L’artiste française Camille Henrot, qui travaille entre Berlin et New York, présente jusqu’au samedi 12 avril une exposition de son travail le plus récent à la galerie Hauser & Wirth : jeux d’enfants déroutants.
Inspiré des jeux d’enfants des années 80, les sculptures géantes en bronze de la série Abacus pointent, selon le souhait de l’artiste, l’ambivalence de la société où le jeu fait entrer en collision l’instinct récréatif avec l’acceptation de la norme — puisque le jeu invite à remplir un objectif. Le sol de la galerie est recouvert d’une matière conçue pour l’occasion par les architectes Charlap Hyman & Herrero. Ce revêtement, dont la teinte vert chimique est éblouissante, s’apparente à ceux conçus pour les airs de jeux. Cela, ajouté au quadrillage dont il est marqué, projette le visiteur dans l’exposition comme un enfant dans un terrain de jeu. Il navigue entre les sculptures qui le dominent. Les pièces développées par Henrot, outre leur gigantisme, revêtent une forme d’hostilité inattendue, leurs extrémités reviennent en boucles pointues, semblables à des hameçons. Est-ce un piège tendu au visiteur ? Heureusement la matière, la couleur et sa patine adoucissent un peu cette impression de danger.

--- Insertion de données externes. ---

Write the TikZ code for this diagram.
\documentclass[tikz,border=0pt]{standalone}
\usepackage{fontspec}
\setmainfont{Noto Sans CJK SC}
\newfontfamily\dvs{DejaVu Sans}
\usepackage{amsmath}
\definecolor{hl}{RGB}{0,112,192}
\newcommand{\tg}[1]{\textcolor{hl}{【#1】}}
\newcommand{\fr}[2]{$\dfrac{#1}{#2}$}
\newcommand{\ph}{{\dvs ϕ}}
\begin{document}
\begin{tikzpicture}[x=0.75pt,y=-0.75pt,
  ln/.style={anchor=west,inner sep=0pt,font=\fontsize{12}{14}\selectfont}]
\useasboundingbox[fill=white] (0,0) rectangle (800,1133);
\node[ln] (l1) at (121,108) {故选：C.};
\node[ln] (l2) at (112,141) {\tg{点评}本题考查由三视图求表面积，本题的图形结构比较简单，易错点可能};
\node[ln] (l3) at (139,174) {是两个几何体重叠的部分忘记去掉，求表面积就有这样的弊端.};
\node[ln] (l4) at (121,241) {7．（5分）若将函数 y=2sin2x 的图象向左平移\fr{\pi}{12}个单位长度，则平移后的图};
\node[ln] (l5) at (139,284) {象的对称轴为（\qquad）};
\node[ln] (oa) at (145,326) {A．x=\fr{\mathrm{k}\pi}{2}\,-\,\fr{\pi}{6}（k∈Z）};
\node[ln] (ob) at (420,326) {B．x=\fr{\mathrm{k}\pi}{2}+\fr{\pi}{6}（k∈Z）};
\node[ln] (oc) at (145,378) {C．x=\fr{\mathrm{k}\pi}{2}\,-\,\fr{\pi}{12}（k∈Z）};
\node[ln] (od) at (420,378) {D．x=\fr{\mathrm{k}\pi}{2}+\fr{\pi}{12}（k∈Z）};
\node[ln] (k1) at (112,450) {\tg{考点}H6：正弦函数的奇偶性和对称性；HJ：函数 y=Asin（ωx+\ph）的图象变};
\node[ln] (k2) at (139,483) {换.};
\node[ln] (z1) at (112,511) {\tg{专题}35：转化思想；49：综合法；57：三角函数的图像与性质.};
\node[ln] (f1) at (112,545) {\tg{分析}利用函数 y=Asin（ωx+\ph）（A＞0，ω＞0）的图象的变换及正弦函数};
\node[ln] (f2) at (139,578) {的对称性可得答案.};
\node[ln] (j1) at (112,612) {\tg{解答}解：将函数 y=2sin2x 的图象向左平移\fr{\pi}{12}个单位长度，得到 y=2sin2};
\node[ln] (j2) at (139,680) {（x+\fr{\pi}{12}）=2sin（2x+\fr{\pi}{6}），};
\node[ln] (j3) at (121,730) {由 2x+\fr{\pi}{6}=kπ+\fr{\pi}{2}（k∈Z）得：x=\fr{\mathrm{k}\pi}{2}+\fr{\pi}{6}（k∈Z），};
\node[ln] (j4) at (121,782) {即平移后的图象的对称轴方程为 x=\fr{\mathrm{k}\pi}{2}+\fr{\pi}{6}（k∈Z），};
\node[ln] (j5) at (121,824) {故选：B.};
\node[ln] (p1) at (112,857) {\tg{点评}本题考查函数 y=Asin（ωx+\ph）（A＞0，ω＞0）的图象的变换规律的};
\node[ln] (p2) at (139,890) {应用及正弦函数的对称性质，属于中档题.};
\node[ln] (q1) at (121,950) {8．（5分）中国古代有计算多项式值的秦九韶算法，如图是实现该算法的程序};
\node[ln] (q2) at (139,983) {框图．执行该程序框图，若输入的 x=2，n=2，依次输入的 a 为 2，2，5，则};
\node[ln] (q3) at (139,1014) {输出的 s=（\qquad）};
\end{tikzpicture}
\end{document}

L’artiste associe à ces bronzes monumentaux d’autres oeuvres récentes, de moindre format, représentant ce qui s’apparente à des animaux. Un « chien » aplati en métal, un « crocodile » haut sur pattes en béton, un « pingouin » en acier, ils portent tous des prénoms : Noé, Félicity, Francesco… ce qui, outre leurs contours au tracé enfantin, participe de la création d’un lien empathique entre le visiteur et les sculptures. Ces pièces sont conçues et vendues à l’unité, mais l’artiste réalise ici une installation très drôle – mais est-ce sa vocation ? – où elles sont reliées, au moyen de laisses, à un pilier urbain en métal peint, sorte de dog walker immobile qui entrave leurs mouvements.
Camille Henrot, lion d’argent à la 55e Biennale de Venise en 2013, affirme, dans cette exposition, une nouvelle inflexion de son œuvre.
« Camille Henrot : A Number of Things », Hauser & Wirth, 542 West 22nd Street. Jusqu’au 12 avril 2025.